Defendant went to Hollister and on September 14, 1950, met plaintiff and Healey. Plaintiff asked defendant why it was necessary to give him an additional $5,000 as deposit money since he had already sent him $1,000 “to bind the original phase of the contract.” Defendant said that was their way of doing business; he had set up a quota of 600 machines for plaintiff; on every machine plaintiff bought *197 he would get on the invoice a $10 credit until the $6,000 was used up, and that “this money would be held in deposit in their company.” Plaintiff asked defendant if with the $1,000 he had already sent him he would give him an additional $1,000, would he accept two promissory notes, “one in thirty days and one in sixty days.” Defendant agreed. Plaintiff asked defendant if he could be sure when his $6,000 was on deposit that the corporation could furnish that many machines. Defendant replied that the corporation had 1,000 machines on hand; their factory was building machines all the time; they had distributors in New York, St. Louis, Philadelphia, and all over the United States; he could fulfill every term that was in the contract. Plaintiff asked him what happened in the event he did not get the machines. Defendant replied, “My company is solvent and you will get your money back.” Various changes were then made in the contract and it was executed. Plaintiff paid defendant the additional $1,000 and executed the two notes.
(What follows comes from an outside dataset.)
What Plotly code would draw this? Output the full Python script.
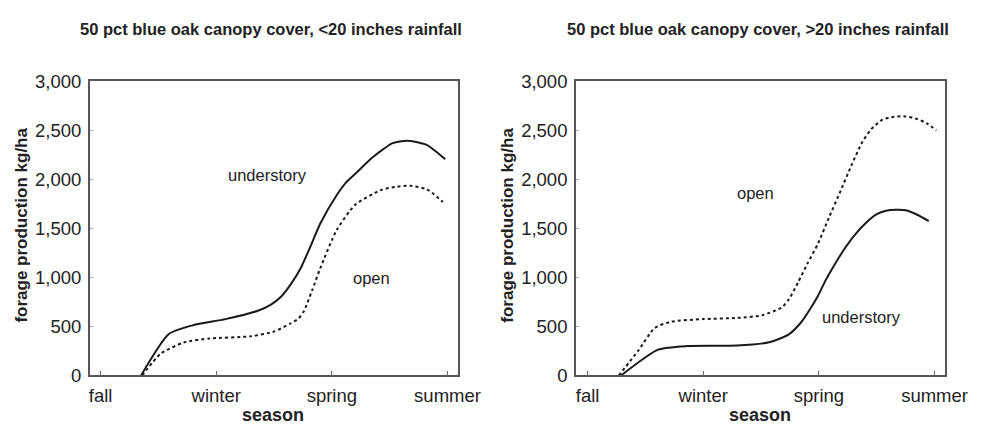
import plotly.graph_objects as go

# season positions: fall=0, winter=1, spring=2, summer=3
season_ticks = [0, 1, 2, 3]
season_labels = ["fall", "winter", "spring", "summer"]
y_ticks = [0, 500, 1000, 1500, 2000, 2500, 3000]

# Left panel: <20 inches rainfall
left_under_x = [0.35, 0.59, 0.80, 1.08, 1.36, 1.47, 1.56, 1.65, 1.73, 1.82, 1.90, 2.04, 2.12, 2.21, 2.35, 2.52, 2.60, 2.68, 2.82, 2.98]
left_under_y = [0, 423, 513, 575, 660, 720, 803, 940, 1094, 1330, 1550, 1836, 1965, 2065, 2223, 2368, 2390, 2392, 2352, 2206]
left_open_x = [0.36, 0.52, 0.72, 0.94, 1.30, 1.50, 1.64, 1.71, 1.76, 1.83, 1.90, 2.04, 2.20, 2.42, 2.55, 2.68, 2.82, 2.96]
left_open_y = [0, 223, 336, 377, 400, 448, 529, 580, 660, 870, 1094, 1480, 1739, 1890, 1925, 1935, 1900, 1771]

# Right panel: >20 inches rainfall
right_under_x = [0.29, 0.61, 0.86, 1.29, 1.57, 1.74, 1.85, 1.92, 1.99, 2.06, 2.13, 2.22, 2.30, 2.41, 2.50, 2.58, 2.67, 2.75, 2.85, 2.95]
right_under_y = [0, 263, 300, 305, 338, 419, 548, 670, 808, 975, 1120, 1290, 1420, 1560, 1645, 1680, 1690, 1685, 1640, 1575]
right_open_x = [0.27, 0.44, 0.58, 0.72, 1.00, 1.29, 1.51, 1.68, 1.74, 1.82, 1.90, 1.99, 2.09, 2.19, 2.28, 2.37, 2.45, 2.55, 2.65, 2.75, 2.85, 2.93, 3.015]
right_open_y = [0, 256, 484, 548, 575, 587, 614, 695, 776, 950, 1140, 1340, 1620, 1890, 2140, 2370, 2510, 2610, 2640, 2643, 2615, 2575, 2500]

titles = ["50 pct blue oak canopy cover, <20 inches rainfall",
          "50 pct blue oak canopy cover, >20 inches rainfall"]

W, H = 1003, 434
FONT = "Liberation Sans, Arial, sans-serif"
INK = "#222222"

fig = go.Figure()

solid = dict(color="#1a1a1a", width=2, shape="spline", smoothing=0.6)
dotted = dict(color="#1a1a1a", width=2, dash="dot", shape="spline", smoothing=0.6)

fig.add_trace(go.Scatter(x=left_under_x, y=left_under_y, mode="lines", line=solid, xaxis="x", yaxis="y", showlegend=False))
fig.add_trace(go.Scatter(x=left_open_x, y=left_open_y, mode="lines", line=dotted, xaxis="x", yaxis="y", showlegend=False))
fig.add_trace(go.Scatter(x=right_under_x, y=right_under_y, mode="lines", line=solid, xaxis="x2", yaxis="y2", showlegend=False))
fig.add_trace(go.Scatter(x=right_open_x, y=right_open_y, mode="lines", line=dotted, xaxis="x2", yaxis="y2", showlegend=False))

def xax(domain, rng, anchor):
    return dict(domain=domain, range=rng, anchor=anchor, tickvals=season_ticks, ticktext=season_labels,
                ticks="inside", ticklen=5, tickcolor="#666", showline=True, mirror=True,
                linecolor="#555", linewidth=1.5, showgrid=False, zeroline=False,
                tickfont=dict(family=FONT, size=18.5, color=INK), ticklabelstandoff=3)

def yax(domain, anchor):
    return dict(domain=domain, range=[0, 3000], anchor=anchor, tickvals=y_ticks, tickformat=",",
                ticks="inside", ticklen=3, tickcolor="#aaa", showline=True, mirror=True,
                linecolor="#555", linewidth=1.5, showgrid=False, zeroline=False,
                tickfont=dict(family=FONT, size=18.5, color=INK), ticklabelstandoff=3)

yd = [1 - 383 / H, 1 - 74 / H]
fig.update_layout(
    width=W, height=H, margin=dict(l=0, r=0, t=0, b=0),
    paper_bgcolor="white", plot_bgcolor="white",
    xaxis=xax([91 / W, 468 / W], [-0.093, 3.089], "y"),
    yaxis=yax(yd, "x"),
    xaxis2=xax([589 / W, 967 / W], [-0.101, 3.089], "y2"),
    yaxis2=yax(yd, "x2"),
)

ann = []
for cx, t in [(277, titles[0]), (776, titles[1])]:
    ann.append(dict(text="<b>%s</b>" % t, x=cx / W, y=1 - 19 / H, xref="paper", yref="paper",
                    showarrow=False, font=dict(family=FONT, size=16.5, color=INK), xanchor="center", yanchor="middle"))
for cx in [21, 519]:
    ann.append(dict(text="<b>forage production kg/ha</b>", x=cx / W, y=1 - 225 / H, xref="paper", yref="paper",
                    showarrow=False, textangle=-90, font=dict(family=FONT, size=17, color=INK),
                    xanchor="center", yanchor="middle"))
for cx in [279, 778]:
    ann.append(dict(text="<b>season</b>", x=cx / W, y=1 - 425 / H, xref="paper", yref="paper",
                    showarrow=False, font=dict(family=FONT, size=18, color=INK), xanchor="center", yanchor="middle"))
# curve labels in data coordinates
ann.append(dict(text="understory", x=1.443, y=2042, xref="x", yref="y", showarrow=False,
                font=dict(family=FONT, size=16.5, color=INK)))
ann.append(dict(text="open", x=2.346, y=997, xref="x", yref="y", showarrow=False,
                font=dict(family=FONT, size=16.5, color=INK)))
ann.append(dict(text="open", x=1.451, y=1860, xref="x2", yref="y2", showarrow=False,
                font=dict(family=FONT, size=16.5, color=INK)))
ann.append(dict(text="understory", x=2.371, y=594, xref="x2", yref="y2", showarrow=False,
                font=dict(family=FONT, size=16.5, color=INK)))
fig.update_layout(annotations=ann)

post = (
    "document.documentElement.style.margin='0';"
    "document.body.style.margin='0';"
    "document.documentElement.style.overflow='hidden';"
    "document.body.style.overflow='hidden';"
    "var gd=document.getElementById('{plot_id}');"
    "gd.style.position='fixed';gd.style.left='0px';gd.style.top='0px';"
)
fig.write_html("out.html", config={"displayModeBar": False}, post_script=post)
The corporation did not at any time own a factory. It purchased machines from another company. It never had 1,000 machines on hand. The corporation was insolvent. As of August 30, 1950, 14 days before plaintiff closed the deal, it had a net operating loss of $56,147.69 with assets of $29,-113.58 and liabilities of $78,011.27. In September 1950, it owed the company which had sold it machines between $20,000 and $21,000. On September 26, 1950, defendant sold out to one Valíanos. Defendant took plaintiff’s notes totaling $4,000 and the cash on hand, which were all of the assets of the corporation. Plaintiff paid the notes when due. Defendant received and retained the money.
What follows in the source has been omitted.